Shown in August, available now, the £440 Jen DT Piano 73 is an electronic job with a touch responsive keyboard, three mixable preset sounds and a built-in Phaser and 20 watt amp with two integral speakers. The 73 stands for the number of notes, not when it was built.
Those whacky funsters at the Union of Sound Synthesists are still feeling the breeze from their April Fool joke when they tried to con us into swallowing a Russian version of the Fairlight. Remember we said the American magazine 'Keyboard' had printed the press release, in full, believing the lot. Now USS say they're receiving "a continuous stream of international letters, phone calls and telexes" from the States, all from interested gullibles. "We have, since learnt that at least two major American equipment manufacturers took the story seriously enough to the extent that one company sent a research and development manager to Moscow." Wouldn't be winding us up again would you? Maybe not since they have gone to the expense of producing a booklet containing the original press release, the 'Keyboard' version and a Music Week story. If you want to know how the caper was pulled, the booklet costs a quid, including post and packing, and is available from USS, (Contact Details). Always support a sense of humour!
Last month we said Akai were about to launch their 12 channel mixer/recorder and AX80 keyboard. They did. This month the synth is reviewed on pages 64/65, the desk isn't but we did hear a demo. Impressive sound qualify, as you'd expect from half inch tape (on a special Akai cassette), backed by a £6,000 price tag. Final judgement when we get a personal examination. Liked the computer tape locator, especially the computer aided drop in which lets you set start and finish points on each track. When you playback, the Akai will swap to record only between those moments, then return to play... musician keeps both hands on instrument. At 42kg it's hardly a Portastudio, but a few more well-to-do bands have already expressed an interest in taking the MG1212 on the road as a hotel bedroom based, multi-track studio.
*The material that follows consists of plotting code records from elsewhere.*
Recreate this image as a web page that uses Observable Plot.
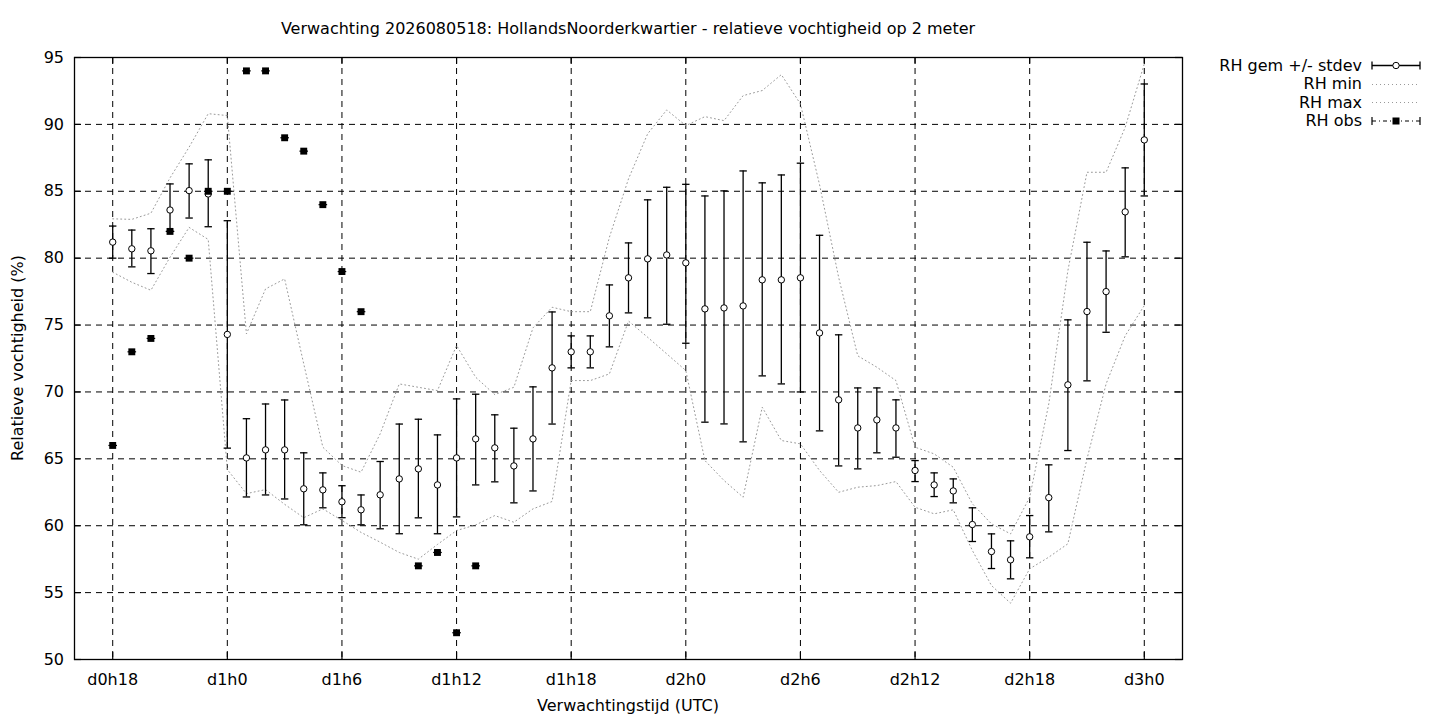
<!DOCTYPE html>
<html>
<head>
<meta charset="utf-8">
<script src="https://cdn.jsdelivr.net/npm/d3@7"></script>
<script src="https://cdn.jsdelivr.net/npm/@observablehq/plot@0.6"></script>
<style>
  html, body { margin: 0; padding: 0; background: #fff; }
  #wrap { position: relative; width: 1440px; height: 720px; font-family: "DejaVu Sans", sans-serif; font-size: 16px; color: #000; }
  .ov { position: absolute; white-space: nowrap; line-height: 20px; }
  #title { left: 0; width: 1256px; top: 19px; text-align: center; }
  #xlabel { left: 0; width: 1256px; top: 696px; text-align: center; }
  #ylabel { left: 18px; top: 358px; transform: translate(-50%, -50%) rotate(-90deg); }
  .leg { right: 78px; text-align: right; }
  #legsvg { position: absolute; left: 1360px; top: 50px; }
</style>
</head>
<body>
<div id="wrap">
  <div id="chart"></div>
  <div class="ov" id="title">Verwachting 2026080518: HollandsNoorderkwartier - relatieve vochtigheid op 2 meter</div>
  <div class="ov" id="xlabel">Verwachtingstijd (UTC)</div>
  <div class="ov" id="ylabel">Relatieve vochtigheid (%)</div>
  <div class="ov leg" style="top:55.5px">RH gem +/- stdev</div>
  <div class="ov leg" style="top:74.3px">RH min</div>
  <div class="ov leg" style="top:92.7px">RH max</div>
  <div class="ov leg" style="top:111px">RH obs</div>
  <svg id="legsvg" width="80" height="90" viewBox="0 0 80 90">
    <g stroke="#000" stroke-width="1.3" fill="none">
      <line x1="12" y1="15.5" x2="60" y2="15.5"/>
      <line x1="12" y1="11.5" x2="12" y2="19.5"/>
      <line x1="60" y1="11.5" x2="60" y2="19.5"/>
      <circle cx="36" cy="15.5" r="3.2" fill="#fff" stroke-width="1"/>
    </g>
    <line x1="12" y1="34.5" x2="60" y2="34.5" stroke="#999" stroke-width="1" stroke-dasharray="1,3"/>
    <line x1="12" y1="52.5" x2="60" y2="52.5" stroke="#999" stroke-width="1" stroke-dasharray="1,3"/>
    <g stroke="#000" stroke-width="1.2" fill="none">
      <line x1="12" y1="71" x2="60" y2="71" stroke-dasharray="4,3,1,3"/>
      <line x1="12" y1="67" x2="12" y2="75"/>
      <line x1="60" y1="67" x2="60" y2="75"/>
      <rect x="32.5" y="67.5" width="7" height="7" fill="#000" stroke="none"/>
    </g>
  </svg>
</div>
<script>
// ---- data (hours since forecast base) ----
const hours = [18,19,20,21,22,23,24,25,26,27,28,29,30,31,32,33,34,35,36,37,38,39,40,41,42,43,44,45,46,47,48,49,50,51,52,53,54,55,56,57,58,59,60,61,62,63,64,65,66,67,68,69,70,71,72];
const rhMean = [81.2,80.7,80.55,83.6,85.05,84.8,74.3,65.07,65.67,65.67,62.76,62.68,61.79,61.19,62.31,63.5,64.25,63.05,65.07,66.49,65.82,64.47,66.49,71.8,73.0,73.0,75.69,78.53,79.95,80.24,79.65,76.21,76.28,76.43,78.38,78.38,78.53,74.41,69.41,67.31,67.91,67.31,64.13,63.05,62.6,60.09,58.07,57.45,59.17,62.1,70.53,76.01,77.5,83.46,88.84];
const rhLow  = [80.0,79.35,78.85,82.0,83.0,82.35,65.8,62.15,62.3,62.0,60.07,61.34,60.6,60.07,59.77,59.4,60.59,59.4,60.66,63.05,63.28,61.71,62.6,67.6,71.8,71.8,73.37,75.91,75.54,75.06,73.64,67.74,67.61,66.27,71.2,70.6,70.0,67.09,64.47,64.25,65.45,65.12,63.3,62.18,61.71,58.82,56.8,56.03,57.6,59.54,65.62,70.83,74.46,80.1,84.65];
const rhHigh = [82.4,82.1,82.2,85.55,87.05,87.35,82.8,68.0,69.1,69.4,65.45,63.95,62.99,62.3,64.8,67.6,67.96,66.79,69.48,69.83,68.29,67.29,70.38,75.98,74.19,74.19,78.0,81.14,84.36,85.3,85.52,84.65,85.03,86.52,85.63,86.22,87.1,81.71,74.27,70.3,70.3,69.41,64.87,63.95,63.5,61.34,59.39,58.87,60.76,64.55,75.39,81.19,80.54,86.75,93.02];
const rhMin  = [78.95,78.2,77.6,80.07,82.3,81.4,64.2,62.4,62.7,61.6,60.6,61.26,60.4,59.5,58.77,58.0,57.5,58.6,59.64,60.06,60.76,60.26,61.26,61.81,70.85,70.85,71.35,75.3,74.09,72.85,71.6,64.87,63.38,62.13,68.86,66.37,66.12,64.13,62.5,62.88,63.0,63.3,61.38,60.89,61.19,58.15,55.53,54.21,56.78,57.65,58.65,65.0,70.6,74.2,76.46];
const rhMax  = [82.94,82.9,83.36,86.0,88.3,90.8,90.66,74.34,77.7,78.45,72.1,65.87,64.5,64.0,66.87,70.6,70.35,70.1,73.47,71.1,69.8,70.35,74.79,76.33,76.0,76.0,81.56,85.93,89.29,91.08,89.91,90.58,90.28,92.15,92.53,93.72,91.53,85.5,78.57,72.7,71.85,70.85,65.87,65.37,64.37,61.64,60.14,59.39,62.13,69.11,79.07,86.42,86.42,89.78,94.52];
const obsHours = [18,19,20,21,22,23,24,25,26,27,28,29,30,31,34,35,36,37];
const obsValues = [66,73,74,82,80,85,85,94,94,89,88,84,79,76,57,58,52,57];
const xTicks = [18,24,30,36,42,48,54,60,66,72];
const xTickLabels = ["d0h18","d1h0","d1h6","d1h12","d1h18","d2h0","d2h6","d2h12","d2h18","d3h0"];
const yTicks = [50,55,60,65,70,75,80,85,90,95];

const forecast = hours.map((h, i) => ({h, mean: rhMean[i], lo: rhLow[i], hi: rhHigh[i], min: rhMin[i], max: rhMax[i]}));
const obs = obsHours.map((h, i) => ({h, v: obsValues[i]}));
const labelOf = new Map(xTicks.map((t, i) => [t, xTickLabels[i]]));

const cap = { draw(ctx, size) { const r = Math.sqrt(size / Math.PI); ctx.moveTo(-r, 0); ctx.lineTo(r, 0); } };

const W = 1440, H = 720, mL = 74, mR = 258, mT = 57, mB = 61;
const pw = W - mL - mR, ph = H - mT - mB;
const tick = 7;

const chart = Plot.plot({
  width: W, height: H,
  marginLeft: mL, marginRight: mR, marginTop: mT, marginBottom: mB,
  x: {domain: [16, 74]},
  y: {domain: [50, 95]},
  style: {fontFamily: "DejaVu Sans, sans-serif", fontSize: "16px", color: "#000", background: "#fff", overflow: "visible"},
  marks: [
    Plot.gridX(xTicks, {stroke: "#000", strokeOpacity: 1, strokeWidth: 1, strokeDasharray: "6,5"}),
    Plot.gridY(yTicks, {stroke: "#000", strokeOpacity: 1, strokeWidth: 1, strokeDasharray: "6,5"}),
    Plot.ruleX(xTicks, {insetTop: ph - tick, stroke: "#000", strokeWidth: 1.2}),
    Plot.ruleX(xTicks, {insetBottom: ph - tick, stroke: "#000", strokeWidth: 1.2}),
    Plot.ruleY(yTicks, {insetRight: pw - tick, stroke: "#000", strokeWidth: 1.2}),
    Plot.ruleY(yTicks, {insetLeft: pw - tick, stroke: "#000", strokeWidth: 1.2}),
    Plot.axisX(xTicks, {tickSize: 0, tickPadding: 14, tickFormat: d => labelOf.get(d), label: null, fontSize: 16}),
    Plot.axisY(yTicks, {tickSize: 0, tickPadding: 10.5, label: null, fontSize: 16}),
    Plot.line(forecast, {x: "h", y: "min", stroke: "#999", strokeWidth: 1, strokeDasharray: "1,3"}),
    Plot.line(forecast, {x: "h", y: "max", stroke: "#999", strokeWidth: 1, strokeDasharray: "1,3"}),
    Plot.ruleX(forecast, {x: "h", y1: "lo", y2: "hi", stroke: "#000", strokeWidth: 1.3}),
    Plot.dot(forecast, {x: "h", y: "lo", symbol: cap, r: 3.7, fill: "none", stroke: "#000", strokeWidth: 1.3}),
    Plot.dot(forecast, {x: "h", y: "hi", symbol: cap, r: 3.7, fill: "none", stroke: "#000", strokeWidth: 1.3}),
    Plot.dot(forecast, {x: "h", y: "mean", r: 3.2, fill: "#fff", stroke: "#000", strokeWidth: 1}),
    Plot.dot(obs, {x: "h", y: "v", symbol: cap, r: 4.3, fill: "none", stroke: "#000", strokeWidth: 1.2}),
    Plot.dot(obs, {x: "h", y: "v", symbol: "square", r: 3.9, fill: "#000", stroke: "none"}),
    Plot.frame({stroke: "#000", strokeWidth: 1.3})
  ]
});
document.getElementById("chart").appendChild(chart);
</script>
</body>
</html>
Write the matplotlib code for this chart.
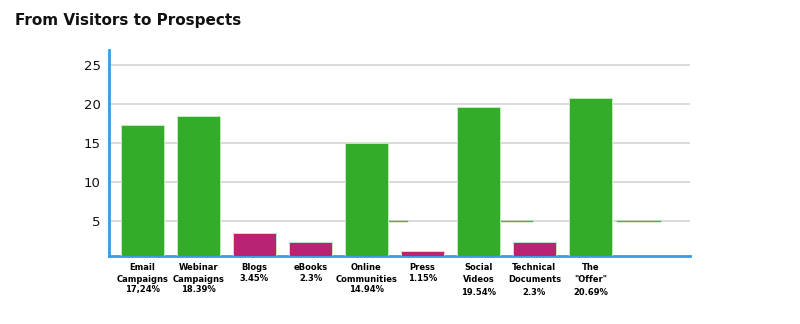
import matplotlib.pyplot as plt

# Categorias e percentuais
categorias = ['Email\nCampaigns', 'Webinar\nCampaigns', 'Blogs', 'eBooks',
              'Online\nCommunities', 'Press', 'Social\nVideos', 'Technical\nDocuments',
              'The\n"Offer"']
percentuais = ['17,24%', '18.39%', '3.45%', '2.3%', '14.94%', '1.15%', '19.54%', '2.3%', '20.69%']
valores = [17.24, 18.39, 3.45, 2.3, 14.94, 1.15, 19.54, 2.3, 20.69]
grupo = ['g', 'g', 'm', 'm', 'g', 'm', 'g', 'm', 'g']
# rótulos cujo percentual fica um pouco mais abaixo
afastado = [False, False, False, False, False, False, True, True, True]

# Pequenos traços verdes no nível 5
nivel_ref = 5
trechos_ref = [(4.4, 4.72), (6.4, 6.95), (8.47, 9.24)]

cores = {'g': '#33ad29', 'm': '#b92373'}
azul = '#3a9be0'

fig = plt.figure(figsize=(8, 3.24), dpi=100)
ax = fig.add_axes([0.13625, 0.21, 0.72625, 0.636])

x = list(range(len(categorias)))
ax.bar(x, valores, width=0.78, color=[cores[g] for g in grupo],
       edgecolor='#c8f0c0', linewidth=0.6, zorder=3)

for x0, x1 in trechos_ref:
    ax.plot([x0, x1], [nivel_ref, nivel_ref], color='#4caf50', linewidth=1, zorder=2)

ax.set_xlim(-0.6, 9.78)
ax.set_ylim(0.5, 26.9)
ax.set_yticks([5, 10, 15, 20, 25])
ax.set_xticks(x)
ax.set_xticklabels(categorias, fontsize=6, fontweight='bold', linespacing=1.45)
ax.tick_params(axis='both', length=0)
ax.tick_params(axis='y', labelsize=9.5, pad=6, colors='#111111')
ax.tick_params(axis='x', pad=5)

# percentuais abaixo dos nomes
for i, (nome, pct, af) in enumerate(zip(categorias, percentuais, afastado)):
    linhas = nome.count('\n') + 1
    desl = 8.6 + linhas * 7.6 + (2.2 if af else 0)
    ax.annotate(pct, xy=(i, 0), xycoords=('data', 'axes fraction'),
                xytext=(0, -desl), textcoords='offset points',
                ha='center', va='center', fontsize=6, fontweight='bold')

ax.yaxis.grid(True, color='#d4d4d4', linewidth=1.2, zorder=0)
ax.set_axisbelow(True)

for lado in ['top', 'right']:
    ax.spines[lado].set_visible(False)
for lado in ['left', 'bottom']:
    ax.spines[lado].set_color(azul)
    ax.spines[lado].set_linewidth(2)

fig.text(0.019, 0.938, 'From Visitors to Prospects', fontsize=11, fontweight='bold',
         va='center', ha='left', color='#111111')

plt.savefig('out.png')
Bass guitar versions now added to Superwound's range of Starfire strings. The nicklewounds are available in medium-light, medium and standard. Also informed that there are Starfires with reinforced ball end twists. Panicked for a moment but told it's to avoid plain string breakages caused by the extra stress of modern tremolo arms!
And to tidy up. Jools Holland officiated at the opening of Turnkey's fine new home recording store in Percy Street, London W.1. The Holland in excellent form but possibly got the wrong end of the stick. It's not the first shop to have a licensed bar and food. They call it a press reception. We inadvertently swapped some prices in our MIDI piece last month... The MX1 board which quadruples the DX7 memory is £199 ex-vat, and the AMI analogue/MIDI converter is £399 ex-vat. Is it true what they say about the Casio Cosmo — a 16-voice, sampling, Page R-type computer synth costing £6,000, one made for Tomita and one for exhibitions? 'Voice modules the size of power amps'.